What is the Best Business Growth Strategy?

There is no single one-size-fits-all answer to this question. The best answer has a great deal to do with the entrepreneur’s temperament and personality.  Some entrepreneurs are more comfortable sequestered away from the public developing new products or coding software. Others, in contrast, are more people-oriented.

These latter ones prefer to spend their days interacting with people and negotiating. The deal-makers we follow here tend to fall into the latter category. However, don’t overlook the fact that even geek-driven companies begin to utilize acquisitions as part of their growth strategy once their management teams fill out and become more sophisticated.  While Mark Zuckerberg may not have been able to do any deals in the first few years of Facebook, he can certainly do them now because he has people with the necessary expertise on his team.

With that out of the way, let’s look at one example of The Tycoon Playbook growth strategy in action.

The Great James Ling

Allow me tell you about a American entrepreneur who is not well known these days but worth studying.

I first discovered James Ling at about the age of ten when I came across a magazine article on the conglomerates of the 1950s and ’60s.  Ling was the greatest of all the conglomerate building tycoons of the post WW II era. In ten short years he built the 14th largest company in the United States from scratch with his amazing wheeling & dealing talents. The article set my imagination on fire.

By voraciously gobbling up corporations, the LTV Corporation became the fastest-growing company in the United States from 1955 to 1965, according to Fortune magazine in 1966. At its peak in 1969, LTV employed 29,000 workers and offered 15,000 separate products – from hamburgers to missiles, from tennis rackets to jet bombers.

It was all a result of Mr. Ling’s awesomely byzantine deals. Inc. magazine in 1984 called him “a financial Beethoven who could visualize a symphony where others hear only a tune.” Colleagues said that when he talked you had to “listen fast.” (source)

By now you have probably made assumptions about the man whether you are conscious of it or not. For example, if asked to describe Ling, you would most likely guess that he came from a privileged background, had a degree from a top university, and was able to tap into capital from the get-go.

If you made these assumptions you would be dead wrong on all accounts.
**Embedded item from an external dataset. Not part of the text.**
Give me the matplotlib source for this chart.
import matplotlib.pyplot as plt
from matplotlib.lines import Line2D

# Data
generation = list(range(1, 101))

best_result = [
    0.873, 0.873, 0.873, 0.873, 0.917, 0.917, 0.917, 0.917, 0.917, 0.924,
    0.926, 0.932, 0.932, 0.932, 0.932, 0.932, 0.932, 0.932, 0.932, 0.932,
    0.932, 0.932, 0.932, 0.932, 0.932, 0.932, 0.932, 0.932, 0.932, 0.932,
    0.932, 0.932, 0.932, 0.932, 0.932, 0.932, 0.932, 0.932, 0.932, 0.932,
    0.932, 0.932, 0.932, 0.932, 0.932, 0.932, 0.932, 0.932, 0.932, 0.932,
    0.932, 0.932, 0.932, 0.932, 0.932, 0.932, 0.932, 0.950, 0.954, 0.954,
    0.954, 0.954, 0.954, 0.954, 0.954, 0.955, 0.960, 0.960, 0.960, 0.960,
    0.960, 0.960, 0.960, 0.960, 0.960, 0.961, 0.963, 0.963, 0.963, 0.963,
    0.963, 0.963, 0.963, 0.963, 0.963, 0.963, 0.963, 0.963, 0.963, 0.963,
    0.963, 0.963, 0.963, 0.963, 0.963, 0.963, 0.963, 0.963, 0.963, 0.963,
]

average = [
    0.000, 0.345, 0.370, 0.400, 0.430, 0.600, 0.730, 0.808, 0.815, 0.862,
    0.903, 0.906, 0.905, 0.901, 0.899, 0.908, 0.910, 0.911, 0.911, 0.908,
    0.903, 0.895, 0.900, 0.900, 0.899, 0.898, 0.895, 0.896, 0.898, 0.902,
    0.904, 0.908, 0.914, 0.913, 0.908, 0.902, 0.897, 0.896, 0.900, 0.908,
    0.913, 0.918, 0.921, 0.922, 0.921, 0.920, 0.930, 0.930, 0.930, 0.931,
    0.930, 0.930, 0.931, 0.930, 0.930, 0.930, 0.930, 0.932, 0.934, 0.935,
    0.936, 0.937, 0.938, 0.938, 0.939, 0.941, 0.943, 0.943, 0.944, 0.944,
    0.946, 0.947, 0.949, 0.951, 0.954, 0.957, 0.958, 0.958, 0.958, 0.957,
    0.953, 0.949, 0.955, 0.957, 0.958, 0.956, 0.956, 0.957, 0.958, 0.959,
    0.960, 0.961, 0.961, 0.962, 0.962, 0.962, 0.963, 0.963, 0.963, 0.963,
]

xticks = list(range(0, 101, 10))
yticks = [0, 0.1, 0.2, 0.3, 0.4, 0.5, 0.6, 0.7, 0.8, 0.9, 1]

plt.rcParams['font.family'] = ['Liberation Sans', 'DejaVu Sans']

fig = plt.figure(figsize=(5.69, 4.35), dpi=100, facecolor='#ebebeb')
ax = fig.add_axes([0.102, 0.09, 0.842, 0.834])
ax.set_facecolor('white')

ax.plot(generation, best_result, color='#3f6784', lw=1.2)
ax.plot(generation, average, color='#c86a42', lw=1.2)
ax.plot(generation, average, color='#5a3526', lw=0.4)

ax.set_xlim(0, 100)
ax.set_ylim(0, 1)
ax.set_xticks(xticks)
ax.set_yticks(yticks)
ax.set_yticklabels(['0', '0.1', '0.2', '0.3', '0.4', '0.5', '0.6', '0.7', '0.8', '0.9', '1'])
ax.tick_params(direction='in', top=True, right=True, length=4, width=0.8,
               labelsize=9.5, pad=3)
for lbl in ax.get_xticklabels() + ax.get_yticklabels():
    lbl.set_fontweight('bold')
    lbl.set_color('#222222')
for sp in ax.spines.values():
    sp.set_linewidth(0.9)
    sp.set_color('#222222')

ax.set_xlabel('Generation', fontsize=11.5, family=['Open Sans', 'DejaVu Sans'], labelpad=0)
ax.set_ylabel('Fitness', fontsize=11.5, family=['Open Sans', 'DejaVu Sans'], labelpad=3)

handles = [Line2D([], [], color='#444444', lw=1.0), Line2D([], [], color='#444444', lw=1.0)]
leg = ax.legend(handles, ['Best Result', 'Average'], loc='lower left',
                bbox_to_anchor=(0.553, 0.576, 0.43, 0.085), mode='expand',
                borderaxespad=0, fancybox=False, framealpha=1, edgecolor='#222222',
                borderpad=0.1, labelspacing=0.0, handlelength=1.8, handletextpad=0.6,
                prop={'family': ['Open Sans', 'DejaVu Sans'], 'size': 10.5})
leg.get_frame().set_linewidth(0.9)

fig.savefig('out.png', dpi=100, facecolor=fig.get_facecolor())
Ling was the anti-Trump.

The Humble Beginnings of a Tycoon

James Ling the Merger King

James Ling the Merger King

One of the most interesting things about Mr. Ling (1922 – 2004) is how he started out in life. He grew up in a poor and broken home. His father was a devout German Catholic immigrant who worked as a railroad locomotive fireman. Being in the Midwest he had a hard time of it because of his religion. One day he got into fist fight with another employee, a Protestant, who was badgering him and killed him. The jury ruled it a case of self defense. However, Ling senior was so overcome with guilt that he left his family to live out his days in a monastery. The Ling family then fell apart as a result. It was the 1930s and the depth of the Great Depression.

At first young James was shuffled between various relatives for short stays before finally hitting the road on his own as a hobo in classic Great Depression-style. He survived by doing repairs and handiwork. By 1940, at the ripe old age of 18, he was married and had a couple of children. He was then given military service exemptions because of his family obligations but still wound up joining the navy in 1944. He came out of it in ’46 as an electrician.

This is where the story starts to get interesting for us. After the war Ling made the decision to be his own boss. One of his first steps was to sell the family home for $2000 and use the money to start a small electrical contracting firm that specialized in wiring new homes in the Dallas area. He began with a truck and a small office. For a while his family lived in a room behind the office. Not too long after starting this business in ’47,  he began going after industrial contracts. In 1947 the business grossed $70,000. The following year it grossed $200,000. In 1949 it was up to $400,000.

What Ling had going for him was a voracious appetite for learning how things worked. When at one point he decided that he needed to learn about European banking he flew to the continent and interviewed over 200 bankers in just six weeks.  Ling quickly figured out how to leverage capital in order to grow with acquisitions.

By the mid-fifties he was becoming a recognized genius in high finance.  The high school grad achieved this status by associating with bankers and brokers at a country club he had joined for that express purpose. It was in 1955 when he finally found his stride and started pursuing big opportunities by switching from mere electrical contracting to producing electronics. He then started applying the acquisition financing techniques we cover in the Playbook to aggressively grow his empire.

By 1959 his main company, Temco, was on the Fortune 500 list. By 1969 Ling-Temco-Vought was the 14th largest company in the USA and the second largest conglomerate.

Mr. Ling’s track record as a deal-maker is so amazing that the Tycoon Playbook is dedicated to him.